Clark Manus, an AFH board member for the last three years, agrees. Manus, the CEO of Heller Manus Architects and a former AIA president, points to Public Architecture, another San Francisco-based nonprofit, founded in 2002 by John Peterson, as a more sustainable model for public interest design through its “1% program,” which encourages architects to take on pro bono projects at their firms. “This leverages firms to be able to be part of the solution. It’s a group, versus individual, model,” says Manus.

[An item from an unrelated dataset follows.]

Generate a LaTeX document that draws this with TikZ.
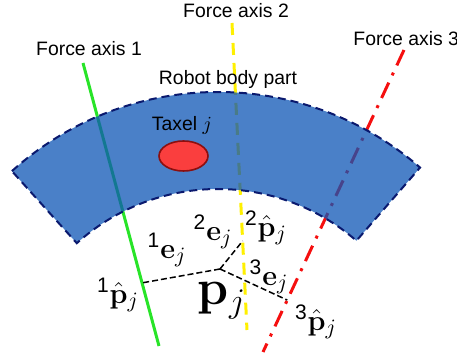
\documentclass[tikz,border=0pt]{standalone}
\usepackage{amsmath,amssymb}
\usepackage[no-math]{fontspec}
\setmainfont{Liberation Sans}
\usetikzlibrary{positioning,calc,shapes.geometric}
\definecolor{bandblue}{RGB}{13,85,181}
\definecolor{bandline}{RGB}{10,25,110}
\definecolor{axisgreen}{RGB}{40,228,40}
\definecolor{axisyellow}{RGB}{255,240,0}
\definecolor{axisred}{RGB}{245,15,15}
\definecolor{taxelred}{RGB}{250,62,62}
\definecolor{taxelline}{RGB}{140,15,15}

\begin{document}
\begin{tikzpicture}[
  x=0.5pt,y=0.5pt,
  band/.style={fill=bandblue,fill opacity=0.75,draw=bandline,line width=1pt,
               dash pattern=on 4pt off 2.5pt},
  taxel/.style={ellipse,draw=taxelline,fill=taxelred,line width=0.8pt,
                minimum width=24.5pt,minimum height=15pt,inner sep=0pt},
  axisone/.style={axisgreen,line width=1.5pt},
  axistwo/.style={axisyellow,line width=1.5pt,dash pattern=on 6pt off 4pt},
  axisthree/.style={axisred,line width=1.5pt,dash pattern=on 8.5pt off 4pt on 1.5pt off 4pt},
  proj/.style={black,line width=0.75pt,dash pattern=on 3pt off 1.5pt},
  lbl/.style={font=\fontsize{9.7}{11}\selectfont,inner sep=0pt},
  vec/.style={font=\fontsize{15}{17}\selectfont,inner sep=0pt},
  bigvec/.style={font=\fontsize{23}{26}\selectfont,inner sep=0pt}
]
  \useasboundingbox (0,0) rectangle (457,358);

  % force axes
  \coordinate (g1) at (83,295);  \coordinate (g2) at (159,12);
  \coordinate (y1) at (232,335); \coordinate (y2) at (247,28);
  \coordinate (r1) at (404,308); \coordinate (r2) at (263,6);
  \draw[axisone] (g1) -- (g2);
  \draw[axistwo] (y1) -- (y2);
  \draw[axisthree] (r1) -- (r2);

  % robot body part
  \coordinate (ctr) at (218,-42);
  \path[band] ([shift={(132:154pt)}]ctr) arc[start angle=132,end angle=49,radius=154pt]
    -- ([shift={(49:105.5pt)}]ctr) arc[start angle=49,end angle=132,radius=105.5pt] -- cycle;
  \node[taxel] (tax) at (183.5,202) {};

  \node[lbl] (fa1) at (89,309) {Force axis 1};
  \node[lbl] (fa2) at (236,347) {Force axis 2};
  \node[lbl,anchor=west] (fa3) at (353,319) {Force axis 3};
  \node[lbl] (body) at (228,279) {Robot body part};
  \node[lbl] (taxlbl) at (182,233) {Taxel $j$};

  % projections of p_j on the axes
  \coordinate (pj) at (220,89);
  \coordinate (p1) at ($(g1)!0.777!(g2)$);
  \coordinate (p2) at ($(y1)!0.71!(y2)$);
  \coordinate (p3) at ($(r1)!0.828!(r2)$);
  \draw[proj] (pj) -- (p1);
  \draw[proj] (pj) -- (p2);
  \draw[proj] (pj) -- (p3);

  \node[bigvec] (pjlbl) at (222,57) {$\mathbf{p}_j$};
  \node[vec] (e1) at (167,108) {$^{\text{1}}\mathbf{e}_j$};
  \node[vec] (e2) at (213,126) {$^{\text{2}}\mathbf{e}_j$};
  \node[vec] (e3) at (269,81) {$^{\text{3}}\mathbf{e}_j$};
  \node[vec] (ph1) at (118,63) {$^{\text{1}}\hat{\mathbf{p}}_j$};
  \node[vec] (ph2) at (266,130) {$^{\text{2}}\hat{\mathbf{p}}_j$};
  \node[vec] (ph3) at (316,36) {$^{\text{3}}\hat{\mathbf{p}}_j$};
\end{tikzpicture}
\end{document}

AFH's U.S. chapters, meanwhile, vow to continue the work they had been doing, if not under the AFH name. An “independent congress” was held on February 7 in New York, led by Starobinsky and Garrett Jacobs, a former AFH chapter leader who is serving as acting chair. Most of the chapters were represented, either in person or virtually. “We will be forming a transitional steering committee with representatives from every region of the network,” Jacobs wrote in an e-mail. The steering committee will form an advisory board and set the stage for self-governance and strategic partnerships. Starobinsky added: “We are excited for the future.”
Cesal wishes that what led to AFH’s closure would be made more transparent. “The closure has a bunch of lessons that the field could benefit from,” he says. “AFH’s greatest legacy will be the other groups that it inspired, including our chapters, and they have much to learn from our experience."